* **Brief**: Print nothing but the lines from the start of the listing below through the line that contains "import plotly.graph_objects as go". Do not include the pictures.

* **Dataset excerpt**:
◇ ◇ ◇ ◇

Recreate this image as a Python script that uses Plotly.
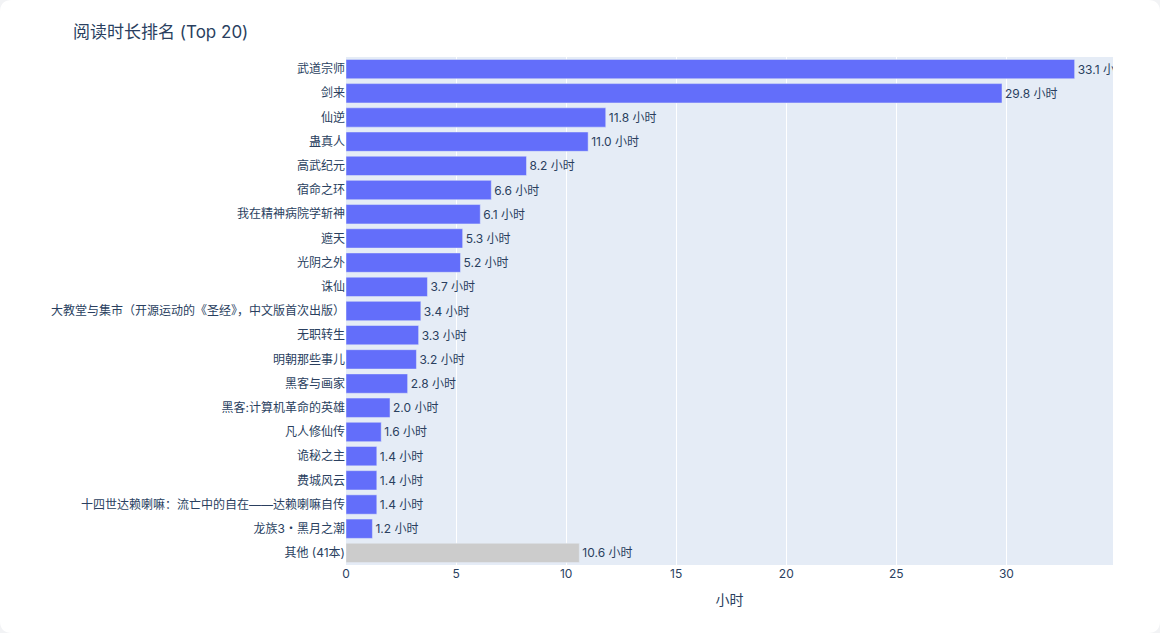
import plotly.graph_objects as go

books = ["武道宗师", "剑来", "仙逆", "蛊真人", "高武纪元", "宿命之环", "我在精神病院学斩神",
         "遮天", "光阴之外", "诛仙", "大教堂与集市（开源运动的《圣经》，中文版首次出版）",
         "无职转生", "明朝那些事儿", "黑客与画家", "黑客:计算机革命的英雄", "凡人修仙传",
         "诡秘之主", "费城风云", "十四世达赖喇嘛：流亡中的自在——达赖喇嘛自传", "龙族3・黑月之潮",
         "其他 (41本)"]
hours = [33.1, 29.8, 11.8, 11.0, 8.2, 6.6, 6.1, 5.3, 5.2, 3.7, 3.4, 3.3, 3.2, 2.8, 2.0,
         1.6, 1.4, 1.4, 1.4, 1.2, 10.6]
colors = ["#636efa"] * 20 + ["#cccccc"]
labels = [f"{h:.1f} 小时" for h in hours]

W, H = 1160, 633
ML, MR, MT, MB = 346, 47, 57, 68
pw, ph = W - ML - MR, H - MT - MB

fig = go.Figure(go.Bar(
    x=hours, y=books, orientation="h",
    marker=dict(color=colors, line=dict(color="#E5ECF6", width=0.5)),
    text=labels, textposition="outside",
    textfont=dict(size=12, color="#2a3f5f"),
    hoverinfo="x+y",
))

# rounded card corners
def px(x):
    return (x - ML) / pw

def py(y):
    return (H - MB - y) / ph

r = 12
bg = "#f2f3f5"
corners = [
    (0, 0, 1, 1),
    (W, 0, -1, 1),
    (0, H, 1, -1),
    (W, H, -1, -1),
]
shapes = []
for cx, cy, sx, sy in corners:
    path = (f"M {px(cx)} {py(cy)} L {px(cx + sx * r)} {py(cy)} "
            f"Q {px(cx)} {py(cy)} {px(cx)} {py(cy + sy * r)} Z")
    shapes.append(dict(type="path", xref="paper", yref="paper", path=path,
                       fillcolor=bg, line=dict(width=0), layer="above"))

fig.update_layout(
    width=W, height=H,
    template="plotly",
    font=dict(family="Inter, 'Noto Sans CJK SC', sans-serif", size=12, color="#2a3f5f"),
    title=dict(text="阅读时长排名 (Top 20)", x=73 / W, xanchor="left",
               y=1 - 32 / H, yanchor="middle", font=dict(size=17)),
    margin=dict(l=ML, r=MR, t=MT, b=MB, autoexpand=False),
    paper_bgcolor="white",
    plot_bgcolor="#E5ECF6",
    xaxis=dict(title=dict(text="小时", font=dict(size=14)), gridcolor="white",
               zeroline=False),
    yaxis=dict(categoryorder="array", categoryarray=books, autorange="reversed",
               automargin=False),
    bargap=0.2,
    showlegend=False,
    shapes=shapes,
)

fig.write_html("out.html")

◇ ◇ ◇ ◇

* **Response**:
Recreate this image as a Python script that uses Plotly.
import plotly.graph_objects as go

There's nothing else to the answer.